EXERCISE DETAILS: Using the material that follows, identify and copy each line with the string "this".

THE RECORDS:

** Start **

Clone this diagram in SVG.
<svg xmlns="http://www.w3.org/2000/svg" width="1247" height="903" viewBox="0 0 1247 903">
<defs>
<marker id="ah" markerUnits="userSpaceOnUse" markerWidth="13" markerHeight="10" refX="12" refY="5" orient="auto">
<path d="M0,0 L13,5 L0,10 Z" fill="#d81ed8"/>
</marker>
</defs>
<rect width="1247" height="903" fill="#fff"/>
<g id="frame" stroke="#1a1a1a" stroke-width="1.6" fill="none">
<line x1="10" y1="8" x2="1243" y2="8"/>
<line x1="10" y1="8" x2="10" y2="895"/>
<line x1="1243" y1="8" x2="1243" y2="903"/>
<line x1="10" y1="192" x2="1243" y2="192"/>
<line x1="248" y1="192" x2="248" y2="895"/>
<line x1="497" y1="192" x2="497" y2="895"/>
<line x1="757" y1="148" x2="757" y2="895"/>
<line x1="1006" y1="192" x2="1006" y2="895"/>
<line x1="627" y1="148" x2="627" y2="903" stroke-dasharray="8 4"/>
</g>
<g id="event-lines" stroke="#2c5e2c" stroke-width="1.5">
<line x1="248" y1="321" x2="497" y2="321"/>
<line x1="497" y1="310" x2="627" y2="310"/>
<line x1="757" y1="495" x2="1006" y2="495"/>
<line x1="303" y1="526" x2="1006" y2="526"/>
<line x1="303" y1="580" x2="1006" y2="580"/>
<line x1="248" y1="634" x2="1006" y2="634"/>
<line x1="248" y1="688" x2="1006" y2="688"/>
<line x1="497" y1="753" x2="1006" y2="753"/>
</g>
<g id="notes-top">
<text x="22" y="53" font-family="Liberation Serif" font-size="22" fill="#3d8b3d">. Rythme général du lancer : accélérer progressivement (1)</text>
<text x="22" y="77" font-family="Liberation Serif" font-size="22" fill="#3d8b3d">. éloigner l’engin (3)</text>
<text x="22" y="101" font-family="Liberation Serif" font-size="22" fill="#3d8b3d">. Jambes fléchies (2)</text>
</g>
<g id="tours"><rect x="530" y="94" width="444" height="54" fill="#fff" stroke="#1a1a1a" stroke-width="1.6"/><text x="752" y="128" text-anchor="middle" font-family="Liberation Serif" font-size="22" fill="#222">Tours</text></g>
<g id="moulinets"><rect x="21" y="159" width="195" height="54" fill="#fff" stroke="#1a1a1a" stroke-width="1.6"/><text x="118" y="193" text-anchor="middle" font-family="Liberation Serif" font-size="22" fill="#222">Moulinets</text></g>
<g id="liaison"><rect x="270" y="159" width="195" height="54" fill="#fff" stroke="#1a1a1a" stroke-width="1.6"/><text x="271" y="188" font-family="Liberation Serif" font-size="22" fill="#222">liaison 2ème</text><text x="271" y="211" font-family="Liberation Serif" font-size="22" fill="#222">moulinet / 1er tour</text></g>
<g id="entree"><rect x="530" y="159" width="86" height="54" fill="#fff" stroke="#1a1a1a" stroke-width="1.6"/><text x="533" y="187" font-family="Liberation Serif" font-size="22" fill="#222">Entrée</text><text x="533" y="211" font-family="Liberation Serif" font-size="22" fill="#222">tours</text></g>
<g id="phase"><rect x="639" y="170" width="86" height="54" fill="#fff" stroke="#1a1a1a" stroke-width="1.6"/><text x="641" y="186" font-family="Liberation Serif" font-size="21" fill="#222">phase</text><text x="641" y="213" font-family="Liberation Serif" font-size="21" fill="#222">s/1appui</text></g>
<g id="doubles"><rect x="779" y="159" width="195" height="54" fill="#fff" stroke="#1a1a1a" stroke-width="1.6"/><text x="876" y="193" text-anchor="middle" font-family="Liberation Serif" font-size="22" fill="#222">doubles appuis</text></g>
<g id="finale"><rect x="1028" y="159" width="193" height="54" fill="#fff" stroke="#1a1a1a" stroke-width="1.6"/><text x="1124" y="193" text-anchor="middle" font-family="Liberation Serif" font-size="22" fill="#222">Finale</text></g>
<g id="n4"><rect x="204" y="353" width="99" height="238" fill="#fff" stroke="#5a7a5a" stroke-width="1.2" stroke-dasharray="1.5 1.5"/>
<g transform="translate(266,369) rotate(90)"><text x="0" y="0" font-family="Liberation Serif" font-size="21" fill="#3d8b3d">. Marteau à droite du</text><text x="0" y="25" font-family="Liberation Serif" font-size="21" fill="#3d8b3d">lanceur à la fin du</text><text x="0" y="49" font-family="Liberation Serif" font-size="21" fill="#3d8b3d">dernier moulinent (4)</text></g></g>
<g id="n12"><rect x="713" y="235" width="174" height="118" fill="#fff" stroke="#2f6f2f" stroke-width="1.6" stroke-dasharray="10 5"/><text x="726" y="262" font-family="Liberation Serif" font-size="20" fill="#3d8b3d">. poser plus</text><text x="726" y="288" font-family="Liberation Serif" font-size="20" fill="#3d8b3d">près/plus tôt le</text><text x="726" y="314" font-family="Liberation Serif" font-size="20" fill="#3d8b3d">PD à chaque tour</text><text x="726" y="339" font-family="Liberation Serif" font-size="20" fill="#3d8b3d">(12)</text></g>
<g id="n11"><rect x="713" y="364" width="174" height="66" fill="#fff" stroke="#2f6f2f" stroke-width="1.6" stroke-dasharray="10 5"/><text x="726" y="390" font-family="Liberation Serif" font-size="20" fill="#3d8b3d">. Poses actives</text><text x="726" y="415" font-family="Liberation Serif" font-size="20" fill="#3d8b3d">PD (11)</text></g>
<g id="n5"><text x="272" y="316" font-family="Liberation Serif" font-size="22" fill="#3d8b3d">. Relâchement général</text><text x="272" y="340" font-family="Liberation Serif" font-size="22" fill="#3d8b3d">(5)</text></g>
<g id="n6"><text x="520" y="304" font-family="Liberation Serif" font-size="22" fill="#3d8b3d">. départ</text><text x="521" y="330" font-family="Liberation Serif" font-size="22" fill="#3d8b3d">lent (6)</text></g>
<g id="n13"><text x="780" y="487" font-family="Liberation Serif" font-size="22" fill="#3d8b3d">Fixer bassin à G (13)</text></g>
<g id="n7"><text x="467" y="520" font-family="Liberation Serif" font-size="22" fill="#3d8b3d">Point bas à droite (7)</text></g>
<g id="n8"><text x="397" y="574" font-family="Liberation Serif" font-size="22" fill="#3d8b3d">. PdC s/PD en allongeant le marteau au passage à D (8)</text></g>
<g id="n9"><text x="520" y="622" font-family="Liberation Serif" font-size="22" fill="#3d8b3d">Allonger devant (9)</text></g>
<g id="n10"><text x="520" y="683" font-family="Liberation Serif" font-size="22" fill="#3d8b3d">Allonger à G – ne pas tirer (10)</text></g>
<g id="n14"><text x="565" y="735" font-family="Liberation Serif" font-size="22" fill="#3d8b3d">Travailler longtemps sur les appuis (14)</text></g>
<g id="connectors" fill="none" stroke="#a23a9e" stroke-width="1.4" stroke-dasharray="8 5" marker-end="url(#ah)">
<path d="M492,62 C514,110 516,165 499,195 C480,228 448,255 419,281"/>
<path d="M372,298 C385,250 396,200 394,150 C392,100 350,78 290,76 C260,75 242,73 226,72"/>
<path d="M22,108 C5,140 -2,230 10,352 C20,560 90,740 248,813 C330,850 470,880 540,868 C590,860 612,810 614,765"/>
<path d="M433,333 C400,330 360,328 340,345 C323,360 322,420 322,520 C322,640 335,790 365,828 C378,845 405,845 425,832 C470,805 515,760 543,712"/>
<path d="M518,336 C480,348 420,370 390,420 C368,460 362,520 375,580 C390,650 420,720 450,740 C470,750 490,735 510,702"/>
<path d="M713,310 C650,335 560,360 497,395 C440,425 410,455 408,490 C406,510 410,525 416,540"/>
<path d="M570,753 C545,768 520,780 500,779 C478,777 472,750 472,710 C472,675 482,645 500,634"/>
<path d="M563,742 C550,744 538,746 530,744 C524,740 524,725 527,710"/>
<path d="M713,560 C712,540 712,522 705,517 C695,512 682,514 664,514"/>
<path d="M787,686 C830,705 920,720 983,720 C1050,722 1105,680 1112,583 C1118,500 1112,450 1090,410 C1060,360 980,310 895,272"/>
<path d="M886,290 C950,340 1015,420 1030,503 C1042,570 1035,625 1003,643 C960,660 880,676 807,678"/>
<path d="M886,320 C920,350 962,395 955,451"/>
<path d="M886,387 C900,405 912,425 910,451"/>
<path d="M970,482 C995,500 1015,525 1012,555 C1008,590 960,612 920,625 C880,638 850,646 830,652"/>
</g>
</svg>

** End **
** Start **

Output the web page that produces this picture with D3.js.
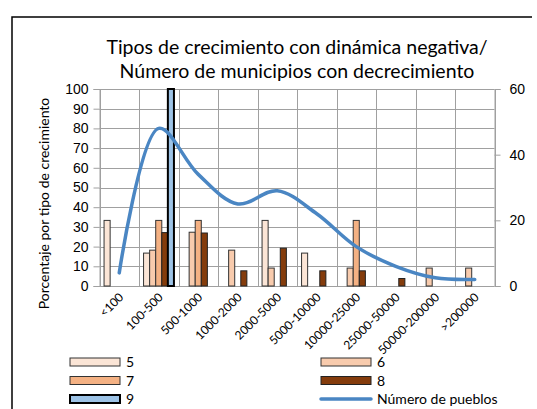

** End **
** Start **

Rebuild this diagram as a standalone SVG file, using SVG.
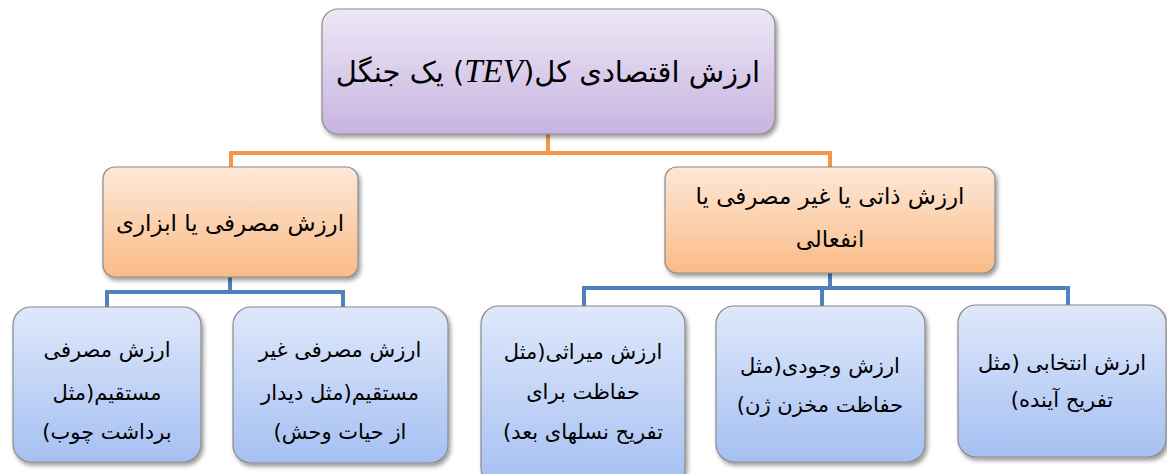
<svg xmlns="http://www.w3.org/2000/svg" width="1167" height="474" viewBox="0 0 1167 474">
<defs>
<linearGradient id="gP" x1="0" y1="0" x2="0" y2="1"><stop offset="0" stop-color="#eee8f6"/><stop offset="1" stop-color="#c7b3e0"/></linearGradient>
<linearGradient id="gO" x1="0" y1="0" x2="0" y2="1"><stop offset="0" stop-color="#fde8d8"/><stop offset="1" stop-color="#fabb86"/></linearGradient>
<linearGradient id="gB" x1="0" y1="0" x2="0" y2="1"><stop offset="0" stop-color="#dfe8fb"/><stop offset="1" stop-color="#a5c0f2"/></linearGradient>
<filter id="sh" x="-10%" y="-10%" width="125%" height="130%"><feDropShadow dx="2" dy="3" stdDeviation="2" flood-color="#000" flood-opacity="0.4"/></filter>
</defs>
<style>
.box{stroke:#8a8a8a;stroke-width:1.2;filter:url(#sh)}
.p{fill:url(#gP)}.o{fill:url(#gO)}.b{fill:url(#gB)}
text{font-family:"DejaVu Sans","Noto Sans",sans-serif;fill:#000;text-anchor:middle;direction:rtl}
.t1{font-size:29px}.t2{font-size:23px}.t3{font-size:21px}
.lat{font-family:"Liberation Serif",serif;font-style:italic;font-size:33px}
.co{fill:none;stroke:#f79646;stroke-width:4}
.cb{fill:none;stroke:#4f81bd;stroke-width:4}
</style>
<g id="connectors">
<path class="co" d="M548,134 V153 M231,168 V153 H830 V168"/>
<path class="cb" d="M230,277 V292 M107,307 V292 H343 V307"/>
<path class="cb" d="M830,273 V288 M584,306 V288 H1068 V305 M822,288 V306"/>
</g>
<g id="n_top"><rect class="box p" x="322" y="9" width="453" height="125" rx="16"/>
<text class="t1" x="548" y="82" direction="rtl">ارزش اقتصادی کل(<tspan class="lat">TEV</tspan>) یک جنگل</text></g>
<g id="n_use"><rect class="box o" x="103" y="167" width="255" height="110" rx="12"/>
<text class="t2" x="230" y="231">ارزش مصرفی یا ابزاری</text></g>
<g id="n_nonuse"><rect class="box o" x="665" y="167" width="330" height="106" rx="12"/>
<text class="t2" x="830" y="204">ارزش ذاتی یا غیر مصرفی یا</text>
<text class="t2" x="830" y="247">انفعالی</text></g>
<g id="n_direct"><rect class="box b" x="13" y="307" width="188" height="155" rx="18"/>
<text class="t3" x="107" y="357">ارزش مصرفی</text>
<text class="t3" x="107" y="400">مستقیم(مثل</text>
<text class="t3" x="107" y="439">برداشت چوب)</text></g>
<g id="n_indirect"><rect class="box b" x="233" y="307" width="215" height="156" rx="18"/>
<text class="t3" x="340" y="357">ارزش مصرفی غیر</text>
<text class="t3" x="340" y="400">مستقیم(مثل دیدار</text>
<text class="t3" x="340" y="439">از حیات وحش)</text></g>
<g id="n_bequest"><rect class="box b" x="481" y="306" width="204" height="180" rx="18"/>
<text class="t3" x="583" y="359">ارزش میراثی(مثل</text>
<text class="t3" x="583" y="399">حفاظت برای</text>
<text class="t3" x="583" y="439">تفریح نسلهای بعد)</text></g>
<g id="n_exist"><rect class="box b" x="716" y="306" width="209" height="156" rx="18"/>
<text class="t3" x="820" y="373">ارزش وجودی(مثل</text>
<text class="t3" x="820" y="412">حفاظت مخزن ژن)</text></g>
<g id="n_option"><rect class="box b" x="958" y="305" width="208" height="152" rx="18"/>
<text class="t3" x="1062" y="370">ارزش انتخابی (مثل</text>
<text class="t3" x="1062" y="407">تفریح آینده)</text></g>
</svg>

** End **

OUTPUT OF THE EXERCISE:
Clone this diagram in SVG.
Output the web page that produces this picture with D3.js.
Rebuild this diagram as a standalone SVG file, using SVG.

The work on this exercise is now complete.